All Kinds of Accents in the U.S

There are so many different accents in America. Is there really such a thing as an “American Accent” ? (This is a rhetorical question folks.)

Here’s a Southern Accent: north carolina southern accent - YouTube

Here’s a Philadelphian Accent: - YouTube

Scarlett O’Hara, eat your heart out!

Brooklyn: BROOKLYN ACCENT - YouTube

Sanne! Hahahaha…

There isn’t one American accent, but every accent spoken in the US is indeed an American accent…

Uh, yeah, that was a rhetorical question. You know, the kind of question not in search of answer (it’s already obvious), but merely posed to produce an effect of some sort or another.

I’ll answer your rhetorical question with a pointless statement: I love the variety of American accents.

I work for a company that has customers all over the world, but mainly in the US and Canada. I answer the phone a lot, and one of the games I play with myself is to guess where the customer is from at the beginning of the call before I look them up in our database. It’s a lot of fun, and I’ve become quite good at picking out certain types of Canadian accents at the very beginning of the call. If I engage the person, they’re usually quite eager to tell me about where they’re from and how they speak. (Although the other day I took a call from someone in Tennessee who I could NOT UNDERSTAND AT ALL. It was a fun conversation, and I realized that I could understand the German lessons that I listen to here on LingQ far better than I could him!)

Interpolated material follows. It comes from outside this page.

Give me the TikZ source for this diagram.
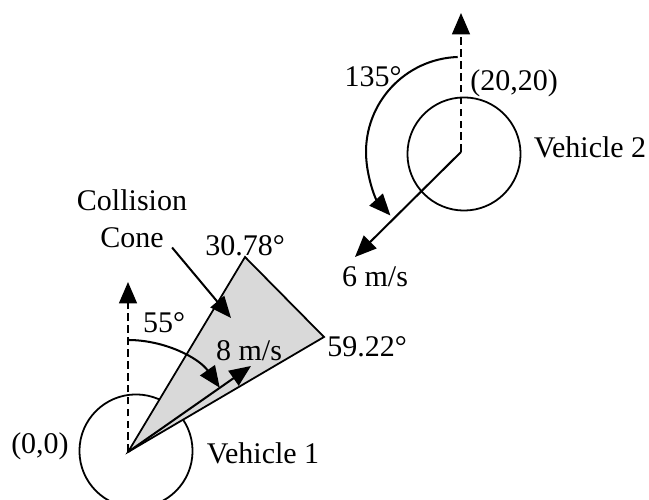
\documentclass[tikz,border=0pt]{standalone}
\usepackage{fontspec}
\setmainfont{Liberation Serif}
\usetikzlibrary{arrows.meta}

\begin{document}
\begin{tikzpicture}[
    x=0.42pt, y=0.42pt,
    vehicle/.style={circle, draw, line width=0.75pt, minimum size=47.5pt, inner sep=0pt},
    arrow/.style={-{Triangle[length=9pt, width=7.5pt]}, line width=0.85pt},
    heading/.style={arrow, dash pattern=on 3.2pt off 1.8pt},
    conefill/.style={draw, line width=0.75pt, fill=black!15},
    txt/.style={font=\fontsize{12.6}{15}\selectfont},
]

\useasboundingbox (0,0) rectangle (649,500);
\clip (0,0) rectangle (649,500);

% Vehicle 1 - circle, heading and collision cone
\coordinate (o1) at (128,48);
\coordinate (n1) at (128,218);
\coordinate (c1) at (245,243);
\coordinate (c2) at (324,163);
\coordinate (a1) at (128,160);
\coordinate (s1) at (251,134);

\node[vehicle] (v1) at (136,49) {};
\draw[conefill] (o1) -- (c1) -- (c2) -- cycle;
\draw[heading] (o1) -- (n1);
\draw[arrow] (a1) arc[start angle=90, end angle=35, radius=112];
\draw[arrow] (o1) -- (s1);

\node[txt] (p1) at (40,54) {(0,0)};
\node[txt] (name1) at (263,47) {Vehicle 1};
\node[txt] (ang1) at (164,177) {55°};
\node[txt] (spd1) at (249,149) {8 m/s};
\node[txt] (ang2) at (245,254) {30.78°};
\node[txt] (ang3) at (367,153) {59.22°};

% Collision cone label
\coordinate (cctip) at (231,182);
\node[txt] (coll) at (132,300) {Collision};
\node[txt] (cone) at (132,262) {Cone};
\draw[arrow] ([yshift=-4pt]cone.east) -- (cctip);

% Vehicle 2 - circle and heading
\coordinate (o2) at (461,348);
\coordinate (n2) at (461,487);
\coordinate (a2) at (457.7,443);
\coordinate (s2) at (355,243);

\node[vehicle] (v2) at (464,346) {};
\draw[heading] (o2) -- (n2);
\draw[arrow] (a2) arc[start angle=92, end angle=222, radius=95];
\draw[arrow] (o2) -- (s2);

\node[txt] (ang4) at (373,423) {135°};
\node[txt] (p2) at (514,417) {(20,20)};
\node[txt] (name2) at (590,353) {Vehicle 2};
\node[txt] (spd2) at (375,223) {6 m/s};

\end{tikzpicture}
\end{document}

I had a funny interaction with a gentleman recently when I shipped a package. He sounded to me like he was from New York. Upon interacting with me he stated, “You’ve got a little bit of an accent there, don’t ya?” His coworker piped up to quickly respond, “Yeah, it’s called ‘New England’”. This was extra amusing to me as my Dad was from NYC, and when I was a kid we would often argue on how to pronounce words like “orange”.

Just my silly interlude on American accents. :wink:

(And typing this has made me want to call my dear friend in Texas just so I can hear her say, “well, dadgum, girl!”)

I’m from the South, but I don’t have a Southern accent (at least I don’t think so). I think that I have the Standard American accent, although I use some Southern vocabulary, as well as African American Vernacular English vocabulary.